> **PROMPT**
Give the listing again exactly, omitting its images.

* * *

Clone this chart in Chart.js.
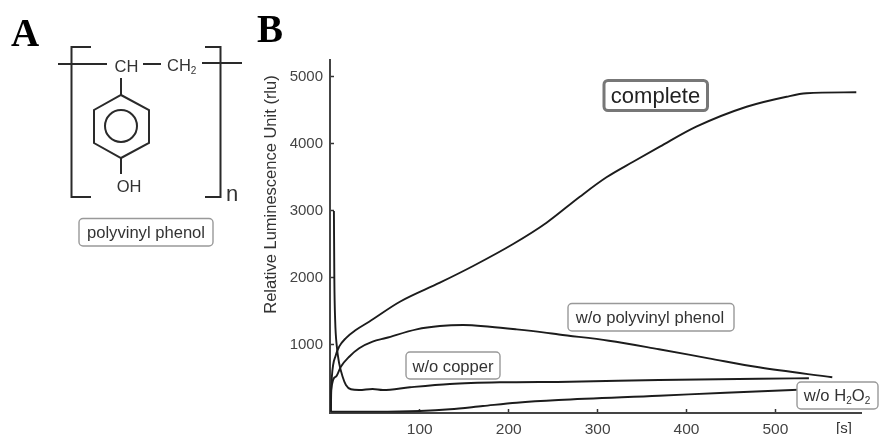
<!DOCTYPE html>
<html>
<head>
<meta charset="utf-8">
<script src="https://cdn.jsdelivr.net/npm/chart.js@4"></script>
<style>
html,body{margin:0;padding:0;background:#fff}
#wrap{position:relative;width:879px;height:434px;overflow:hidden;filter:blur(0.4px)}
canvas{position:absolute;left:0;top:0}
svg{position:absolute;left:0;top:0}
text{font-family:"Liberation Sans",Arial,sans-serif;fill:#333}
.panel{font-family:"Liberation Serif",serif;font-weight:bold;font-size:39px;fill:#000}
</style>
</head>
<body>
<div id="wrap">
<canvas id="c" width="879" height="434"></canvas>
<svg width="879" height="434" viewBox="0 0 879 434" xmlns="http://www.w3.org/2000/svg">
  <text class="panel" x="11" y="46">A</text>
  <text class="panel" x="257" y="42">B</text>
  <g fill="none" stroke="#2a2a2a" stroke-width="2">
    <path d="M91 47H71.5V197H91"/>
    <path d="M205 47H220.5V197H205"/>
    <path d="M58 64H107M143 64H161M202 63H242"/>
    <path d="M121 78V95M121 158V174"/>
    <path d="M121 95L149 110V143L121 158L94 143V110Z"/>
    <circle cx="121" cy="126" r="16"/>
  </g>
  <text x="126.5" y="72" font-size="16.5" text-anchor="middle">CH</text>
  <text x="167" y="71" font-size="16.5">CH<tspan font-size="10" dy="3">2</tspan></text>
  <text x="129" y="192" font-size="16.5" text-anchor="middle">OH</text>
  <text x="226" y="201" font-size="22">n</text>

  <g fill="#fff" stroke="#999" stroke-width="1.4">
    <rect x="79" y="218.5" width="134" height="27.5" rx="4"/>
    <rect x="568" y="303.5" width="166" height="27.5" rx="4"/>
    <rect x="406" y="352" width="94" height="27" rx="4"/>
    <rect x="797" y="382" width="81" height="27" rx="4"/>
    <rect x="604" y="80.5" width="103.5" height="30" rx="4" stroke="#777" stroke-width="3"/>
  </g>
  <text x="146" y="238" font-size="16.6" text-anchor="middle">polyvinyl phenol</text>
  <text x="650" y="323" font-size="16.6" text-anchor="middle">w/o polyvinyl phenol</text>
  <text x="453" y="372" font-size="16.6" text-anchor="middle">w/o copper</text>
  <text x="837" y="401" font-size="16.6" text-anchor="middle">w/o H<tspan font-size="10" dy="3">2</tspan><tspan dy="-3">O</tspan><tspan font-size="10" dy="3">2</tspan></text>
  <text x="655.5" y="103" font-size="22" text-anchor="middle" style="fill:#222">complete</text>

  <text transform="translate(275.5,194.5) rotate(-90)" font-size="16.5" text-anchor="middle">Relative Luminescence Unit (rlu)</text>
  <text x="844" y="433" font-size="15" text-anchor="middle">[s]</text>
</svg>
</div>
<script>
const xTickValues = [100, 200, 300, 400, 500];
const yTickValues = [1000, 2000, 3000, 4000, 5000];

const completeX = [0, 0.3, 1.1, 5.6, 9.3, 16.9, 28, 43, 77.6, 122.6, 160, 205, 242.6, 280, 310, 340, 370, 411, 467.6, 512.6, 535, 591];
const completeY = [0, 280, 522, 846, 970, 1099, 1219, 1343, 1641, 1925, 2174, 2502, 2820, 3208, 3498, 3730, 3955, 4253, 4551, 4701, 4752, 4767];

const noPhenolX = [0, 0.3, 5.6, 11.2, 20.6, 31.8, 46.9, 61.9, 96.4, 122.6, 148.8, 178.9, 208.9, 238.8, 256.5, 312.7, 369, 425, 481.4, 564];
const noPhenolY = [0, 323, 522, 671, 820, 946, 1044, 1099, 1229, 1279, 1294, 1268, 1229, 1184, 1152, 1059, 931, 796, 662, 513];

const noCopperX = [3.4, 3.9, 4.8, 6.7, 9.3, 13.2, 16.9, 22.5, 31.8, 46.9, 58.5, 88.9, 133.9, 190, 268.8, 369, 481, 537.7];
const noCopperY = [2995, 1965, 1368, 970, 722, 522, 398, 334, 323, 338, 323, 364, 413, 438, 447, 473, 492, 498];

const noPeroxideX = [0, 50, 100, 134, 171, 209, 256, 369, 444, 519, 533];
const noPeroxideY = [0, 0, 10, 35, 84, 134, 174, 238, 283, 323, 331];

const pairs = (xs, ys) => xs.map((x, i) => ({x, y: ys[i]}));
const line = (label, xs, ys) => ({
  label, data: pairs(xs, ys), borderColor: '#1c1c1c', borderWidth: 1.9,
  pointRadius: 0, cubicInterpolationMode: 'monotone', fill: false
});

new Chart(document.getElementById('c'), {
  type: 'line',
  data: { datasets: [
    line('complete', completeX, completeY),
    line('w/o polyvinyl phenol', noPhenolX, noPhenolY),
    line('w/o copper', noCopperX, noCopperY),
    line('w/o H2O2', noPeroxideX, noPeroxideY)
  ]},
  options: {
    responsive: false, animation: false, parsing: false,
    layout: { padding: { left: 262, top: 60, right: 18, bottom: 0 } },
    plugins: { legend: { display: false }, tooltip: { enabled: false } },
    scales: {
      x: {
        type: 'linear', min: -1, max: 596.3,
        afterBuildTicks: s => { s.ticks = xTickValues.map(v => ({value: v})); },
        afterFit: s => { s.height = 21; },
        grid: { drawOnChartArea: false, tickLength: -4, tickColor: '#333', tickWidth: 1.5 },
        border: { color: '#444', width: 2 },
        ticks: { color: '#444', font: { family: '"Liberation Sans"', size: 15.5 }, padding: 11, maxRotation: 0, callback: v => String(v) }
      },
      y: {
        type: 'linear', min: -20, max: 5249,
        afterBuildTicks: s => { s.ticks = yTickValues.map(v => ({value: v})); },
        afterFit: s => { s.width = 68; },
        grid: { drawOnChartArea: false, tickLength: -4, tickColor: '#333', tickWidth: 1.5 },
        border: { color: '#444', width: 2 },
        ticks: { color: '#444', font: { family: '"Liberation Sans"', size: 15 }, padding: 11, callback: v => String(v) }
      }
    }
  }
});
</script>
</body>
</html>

* * *

> **RESULT BELOW**
Clone this chart in Chart.js.
<!DOCTYPE html>
<html>
<head>
<meta charset="utf-8">
<script src="https://cdn.jsdelivr.net/npm/chart.js@4"></script>
<style>
html,body{margin:0;padding:0;background:#fff}
#wrap{position:relative;width:879px;height:434px;overflow:hidden;filter:blur(0.4px)}
canvas{position:absolute;left:0;top:0}
svg{position:absolute;left:0;top:0}
text{font-family:"Liberation Sans",Arial,sans-serif;fill:#333}
.panel{font-family:"Liberation Serif",serif;font-weight:bold;font-size:39px;fill:#000}
</style>
</head>
<body>
<div id="wrap">
<canvas id="c" width="879" height="434"></canvas>
<svg width="879" height="434" viewBox="0 0 879 434" xmlns="http://www.w3.org/2000/svg">
  <text class="panel" x="11" y="46">A</text>
  <text class="panel" x="257" y="42">B</text>
  <g fill="none" stroke="#2a2a2a" stroke-width="2">
    <path d="M91 47H71.5V197H91"/>
    <path d="M205 47H220.5V197H205"/>
    <path d="M58 64H107M143 64H161M202 63H242"/>
    <path d="M121 78V95M121 158V174"/>
    <path d="M121 95L149 110V143L121 158L94 143V110Z"/>
    <circle cx="121" cy="126" r="16"/>
  </g>
  <text x="126.5" y="72" font-size="16.5" text-anchor="middle">CH</text>
  <text x="167" y="71" font-size="16.5">CH<tspan font-size="10" dy="3">2</tspan></text>
  <text x="129" y="192" font-size="16.5" text-anchor="middle">OH</text>
  <text x="226" y="201" font-size="22">n</text>

  <g fill="#fff" stroke="#999" stroke-width="1.4">
    <rect x="79" y="218.5" width="134" height="27.5" rx="4"/>
    <rect x="568" y="303.5" width="166" height="27.5" rx="4"/>
    <rect x="406" y="352" width="94" height="27" rx="4"/>
    <rect x="797" y="382" width="81" height="27" rx="4"/>
    <rect x="604" y="80.5" width="103.5" height="30" rx="4" stroke="#777" stroke-width="3"/>
  </g>
  <text x="146" y="238" font-size="16.6" text-anchor="middle">polyvinyl phenol</text>
  <text x="650" y="323" font-size="16.6" text-anchor="middle">w/o polyvinyl phenol</text>
  <text x="453" y="372" font-size="16.6" text-anchor="middle">w/o copper</text>
  <text x="837" y="401" font-size="16.6" text-anchor="middle">w/o H<tspan font-size="10" dy="3">2</tspan><tspan dy="-3">O</tspan><tspan font-size="10" dy="3">2</tspan></text>
  <text x="655.5" y="103" font-size="22" text-anchor="middle" style="fill:#222">complete</text>

  <text transform="translate(275.5,194.5) rotate(-90)" font-size="16.5" text-anchor="middle">Relative Luminescence Unit (rlu)</text>
  <text x="844" y="433" font-size="15" text-anchor="middle">[s]</text>
</svg>
</div>
<script>
const xTickValues = [100, 200, 300, 400, 500];
const yTickValues = [1000, 2000, 3000, 4000, 5000];

const completeX = [0, 0.3, 1.1, 5.6, 9.3, 16.9, 28, 43, 77.6, 122.6, 160, 205, 242.6, 280, 310, 340, 370, 411, 467.6, 512.6, 535, 591];
const completeY = [0, 280, 522, 846, 970, 1099, 1219, 1343, 1641, 1925, 2174, 2502, 2820, 3208, 3498, 3730, 3955, 4253, 4551, 4701, 4752, 4767];

const noPhenolX = [0, 0.3, 5.6, 11.2, 20.6, 31.8, 46.9, 61.9, 96.4, 122.6, 148.8, 178.9, 208.9, 238.8, 256.5, 312.7, 369, 425, 481.4, 564];
const noPhenolY = [0, 323, 522, 671, 820, 946, 1044, 1099, 1229, 1279, 1294, 1268, 1229, 1184, 1152, 1059, 931, 796, 662, 513];

const noCopperX = [3.4, 3.9, 4.8, 6.7, 9.3, 13.2, 16.9, 22.5, 31.8, 46.9, 58.5, 88.9, 133.9, 190, 268.8, 369, 481, 537.7];
const noCopperY = [2995, 1965, 1368, 970, 722, 522, 398, 334, 323, 338, 323, 364, 413, 438, 447, 473, 492, 498];

const noPeroxideX = [0, 50, 100, 134, 171, 209, 256, 369, 444, 519, 533];
const noPeroxideY = [0, 0, 10, 35, 84, 134, 174, 238, 283, 323, 331];

const pairs = (xs, ys) => xs.map((x, i) => ({x, y: ys[i]}));
const line = (label, xs, ys) => ({
  label, data: pairs(xs, ys), borderColor: '#1c1c1c', borderWidth: 1.9,
  pointRadius: 0, cubicInterpolationMode: 'monotone', fill: false
});

new Chart(document.getElementById('c'), {
  type: 'line',
  data: { datasets: [
    line('complete', completeX, completeY),
    line('w/o polyvinyl phenol', noPhenolX, noPhenolY),
    line('w/o copper', noCopperX, noCopperY),
    line('w/o H2O2', noPeroxideX, noPeroxideY)
  ]},
  options: {
    responsive: false, animation: false, parsing: false,
    layout: { padding: { left: 262, top: 60, right: 18, bottom: 0 } },
    plugins: { legend: { display: false }, tooltip: { enabled: false } },
    scales: {
      x: {
        type: 'linear', min: -1, max: 596.3,
        afterBuildTicks: s => { s.ticks = xTickValues.map(v => ({value: v})); },
        afterFit: s => { s.height = 21; },
        grid: { drawOnChartArea: false, tickLength: -4, tickColor: '#333', tickWidth: 1.5 },
        border: { color: '#444', width: 2 },
        ticks: { color: '#444', font: { family: '"Liberation Sans"', size: 15.5 }, padding: 11, maxRotation: 0, callback: v => String(v) }
      },
      y: {
        type: 'linear', min: -20, max: 5249,
        afterBuildTicks: s => { s.ticks = yTickValues.map(v => ({value: v})); },
        afterFit: s => { s.width = 68; },
        grid: { drawOnChartArea: false, tickLength: -4, tickColor: '#333', tickWidth: 1.5 },
        border: { color: '#444', width: 2 },
        ticks: { color: '#444', font: { family: '"Liberation Sans"', size: 15 }, padding: 11, callback: v => String(v) }
      }
    }
  }
});
</script>
</body>
</html>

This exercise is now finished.